Tunable polarization bandgaps and elastic wave transmission in anisotropic origami metamaterials

Origami metamaterials have exhibited many extraordinary properties due to diversified configurations and excellent deformability, and widely exist in aerospace, civil engineering and other fields. This paper systematically studies elastic waves propagation characteristics of origami metamaterials in Bloch wave framework. Specifically, three-dimensional (3D) thin-shell elements are introduced to describe the continuous model of the origami structure. Through mode analysis and transmission spectrum, the underlying mechanisms that induce polarization bandgaps (BGs) can be demonstrated. The results indicate that the structure has two dominant polarization modes, shear-like polarization mode and coupling modes of longitudinal-like polarization and flexural-like polarization, which manifest the partial stopbands owing to the polarization of vibration modes.

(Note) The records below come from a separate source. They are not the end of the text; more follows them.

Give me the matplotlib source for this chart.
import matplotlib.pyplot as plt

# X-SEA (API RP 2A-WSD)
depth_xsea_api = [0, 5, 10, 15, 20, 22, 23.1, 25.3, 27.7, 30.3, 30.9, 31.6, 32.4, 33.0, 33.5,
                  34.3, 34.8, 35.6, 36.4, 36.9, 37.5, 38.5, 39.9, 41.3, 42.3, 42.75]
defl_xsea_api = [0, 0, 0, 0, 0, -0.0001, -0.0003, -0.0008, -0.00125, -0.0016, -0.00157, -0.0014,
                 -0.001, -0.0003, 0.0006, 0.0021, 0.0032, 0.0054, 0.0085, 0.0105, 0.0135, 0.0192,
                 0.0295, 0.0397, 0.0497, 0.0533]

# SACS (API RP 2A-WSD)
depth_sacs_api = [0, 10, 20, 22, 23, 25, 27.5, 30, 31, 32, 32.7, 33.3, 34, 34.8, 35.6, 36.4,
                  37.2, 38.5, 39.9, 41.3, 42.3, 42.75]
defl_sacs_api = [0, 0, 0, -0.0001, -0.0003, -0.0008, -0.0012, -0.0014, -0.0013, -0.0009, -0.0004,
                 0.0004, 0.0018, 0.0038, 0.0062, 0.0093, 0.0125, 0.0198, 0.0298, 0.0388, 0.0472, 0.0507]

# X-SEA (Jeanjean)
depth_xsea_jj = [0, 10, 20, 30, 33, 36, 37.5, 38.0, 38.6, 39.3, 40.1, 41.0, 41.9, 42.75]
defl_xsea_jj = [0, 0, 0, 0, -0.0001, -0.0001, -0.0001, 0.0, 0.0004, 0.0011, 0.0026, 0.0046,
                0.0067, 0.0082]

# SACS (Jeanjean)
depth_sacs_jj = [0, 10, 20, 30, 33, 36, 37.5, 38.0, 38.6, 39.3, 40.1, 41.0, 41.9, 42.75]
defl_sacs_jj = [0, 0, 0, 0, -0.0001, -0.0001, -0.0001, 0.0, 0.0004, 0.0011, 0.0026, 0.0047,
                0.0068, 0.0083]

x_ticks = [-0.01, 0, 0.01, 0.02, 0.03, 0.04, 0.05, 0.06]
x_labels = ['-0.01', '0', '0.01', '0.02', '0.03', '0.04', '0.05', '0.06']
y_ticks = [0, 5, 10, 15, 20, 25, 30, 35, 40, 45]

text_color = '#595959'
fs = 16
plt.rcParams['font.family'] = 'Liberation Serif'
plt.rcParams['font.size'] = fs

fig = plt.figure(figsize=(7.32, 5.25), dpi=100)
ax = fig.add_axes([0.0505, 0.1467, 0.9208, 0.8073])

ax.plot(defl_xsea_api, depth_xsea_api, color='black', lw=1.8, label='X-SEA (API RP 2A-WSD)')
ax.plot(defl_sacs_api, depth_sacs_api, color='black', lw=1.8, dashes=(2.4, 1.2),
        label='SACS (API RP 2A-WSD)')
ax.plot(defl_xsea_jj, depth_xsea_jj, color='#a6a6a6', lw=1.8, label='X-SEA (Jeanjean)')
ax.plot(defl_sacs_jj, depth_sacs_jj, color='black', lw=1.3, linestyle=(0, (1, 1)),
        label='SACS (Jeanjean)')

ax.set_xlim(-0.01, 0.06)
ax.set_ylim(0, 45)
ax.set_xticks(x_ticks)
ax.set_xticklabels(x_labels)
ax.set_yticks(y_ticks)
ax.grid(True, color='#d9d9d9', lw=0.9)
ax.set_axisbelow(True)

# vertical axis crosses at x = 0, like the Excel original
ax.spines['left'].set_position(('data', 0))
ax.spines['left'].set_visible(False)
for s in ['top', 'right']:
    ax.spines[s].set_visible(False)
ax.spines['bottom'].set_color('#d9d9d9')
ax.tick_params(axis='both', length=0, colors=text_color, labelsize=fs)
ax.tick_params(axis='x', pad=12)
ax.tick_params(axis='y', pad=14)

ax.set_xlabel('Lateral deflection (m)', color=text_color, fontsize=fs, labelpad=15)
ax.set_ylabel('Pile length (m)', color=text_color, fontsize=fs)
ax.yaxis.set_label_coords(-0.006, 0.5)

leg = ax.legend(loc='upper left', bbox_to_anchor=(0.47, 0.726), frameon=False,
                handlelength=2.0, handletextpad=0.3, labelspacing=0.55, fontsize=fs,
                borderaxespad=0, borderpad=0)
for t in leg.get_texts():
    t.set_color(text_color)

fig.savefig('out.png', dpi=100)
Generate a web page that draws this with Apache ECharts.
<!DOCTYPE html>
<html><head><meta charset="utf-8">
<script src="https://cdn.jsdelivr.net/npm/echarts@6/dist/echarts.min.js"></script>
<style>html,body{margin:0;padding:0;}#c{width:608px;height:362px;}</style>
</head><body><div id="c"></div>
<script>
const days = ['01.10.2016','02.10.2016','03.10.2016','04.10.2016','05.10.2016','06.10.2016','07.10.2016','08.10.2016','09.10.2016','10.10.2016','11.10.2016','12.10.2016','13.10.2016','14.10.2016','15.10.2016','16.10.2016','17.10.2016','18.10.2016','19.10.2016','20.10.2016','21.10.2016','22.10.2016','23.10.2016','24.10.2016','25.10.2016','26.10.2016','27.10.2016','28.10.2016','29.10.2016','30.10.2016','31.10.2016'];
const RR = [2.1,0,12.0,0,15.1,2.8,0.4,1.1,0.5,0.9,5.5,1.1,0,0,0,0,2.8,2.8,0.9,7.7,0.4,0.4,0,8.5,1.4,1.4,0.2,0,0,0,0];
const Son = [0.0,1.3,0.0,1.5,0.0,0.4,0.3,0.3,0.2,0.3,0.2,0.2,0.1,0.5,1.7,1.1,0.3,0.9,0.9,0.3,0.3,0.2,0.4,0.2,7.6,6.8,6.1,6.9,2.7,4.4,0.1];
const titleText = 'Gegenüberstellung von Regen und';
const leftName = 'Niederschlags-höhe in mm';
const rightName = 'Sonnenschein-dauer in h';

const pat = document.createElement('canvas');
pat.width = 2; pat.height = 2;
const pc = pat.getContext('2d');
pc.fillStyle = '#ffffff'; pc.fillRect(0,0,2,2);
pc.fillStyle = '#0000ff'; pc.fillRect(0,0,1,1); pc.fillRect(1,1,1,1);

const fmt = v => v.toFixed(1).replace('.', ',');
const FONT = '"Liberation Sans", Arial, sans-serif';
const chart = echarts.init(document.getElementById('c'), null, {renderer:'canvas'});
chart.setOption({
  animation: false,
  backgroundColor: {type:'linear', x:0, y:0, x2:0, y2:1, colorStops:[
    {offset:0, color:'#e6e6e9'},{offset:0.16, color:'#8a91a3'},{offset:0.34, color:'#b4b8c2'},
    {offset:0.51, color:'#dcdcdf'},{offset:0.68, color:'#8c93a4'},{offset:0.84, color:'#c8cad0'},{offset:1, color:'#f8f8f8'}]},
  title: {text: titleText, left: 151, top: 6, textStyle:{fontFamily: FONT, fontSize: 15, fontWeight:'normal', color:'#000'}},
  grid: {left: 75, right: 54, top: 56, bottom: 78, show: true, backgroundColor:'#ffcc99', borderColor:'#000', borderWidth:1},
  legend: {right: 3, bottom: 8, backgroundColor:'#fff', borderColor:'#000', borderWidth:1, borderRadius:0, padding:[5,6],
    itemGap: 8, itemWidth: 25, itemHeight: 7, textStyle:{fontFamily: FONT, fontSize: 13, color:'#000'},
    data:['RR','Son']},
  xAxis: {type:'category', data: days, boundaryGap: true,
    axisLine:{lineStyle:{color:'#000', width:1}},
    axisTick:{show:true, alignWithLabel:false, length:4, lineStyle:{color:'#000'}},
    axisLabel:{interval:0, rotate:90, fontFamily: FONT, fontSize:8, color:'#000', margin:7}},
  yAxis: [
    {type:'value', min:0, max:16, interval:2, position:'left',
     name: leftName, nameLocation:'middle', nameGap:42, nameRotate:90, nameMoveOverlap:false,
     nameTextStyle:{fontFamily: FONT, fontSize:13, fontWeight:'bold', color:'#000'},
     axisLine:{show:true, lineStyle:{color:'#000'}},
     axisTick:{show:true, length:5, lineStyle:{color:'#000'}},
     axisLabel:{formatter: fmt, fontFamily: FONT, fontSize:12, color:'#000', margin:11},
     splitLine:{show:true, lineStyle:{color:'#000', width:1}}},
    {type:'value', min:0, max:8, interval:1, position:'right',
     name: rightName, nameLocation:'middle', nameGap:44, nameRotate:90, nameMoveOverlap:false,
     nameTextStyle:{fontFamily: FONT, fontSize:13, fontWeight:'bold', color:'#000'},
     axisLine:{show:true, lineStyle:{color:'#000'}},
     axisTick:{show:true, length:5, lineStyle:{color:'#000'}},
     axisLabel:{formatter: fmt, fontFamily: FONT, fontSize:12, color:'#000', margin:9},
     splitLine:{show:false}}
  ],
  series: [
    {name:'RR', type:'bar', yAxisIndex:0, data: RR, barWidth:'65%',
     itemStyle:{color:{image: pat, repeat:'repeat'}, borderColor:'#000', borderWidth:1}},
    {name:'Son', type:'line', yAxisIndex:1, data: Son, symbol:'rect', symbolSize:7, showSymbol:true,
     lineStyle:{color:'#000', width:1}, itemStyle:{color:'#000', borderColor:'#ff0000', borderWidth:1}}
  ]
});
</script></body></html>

In particular, the unusual polarization transition from longitudinal to shear modes along iso-frequency contours occurs on account of extreme anisotropy of origami metamaterials, where the normal stiffness is less than shear stiffness in a certain direction. Besides, by tuning significant parameters of lattice configuration and size, customized polarization BGs characteristic with broad frequency domain can be realized, and propagation of elastic waves be controlled in metastructure. This work provides a new thought for the design of advanced materials and the manipulation of wave motion, which has potential in elastic wave functional devices with unique properties.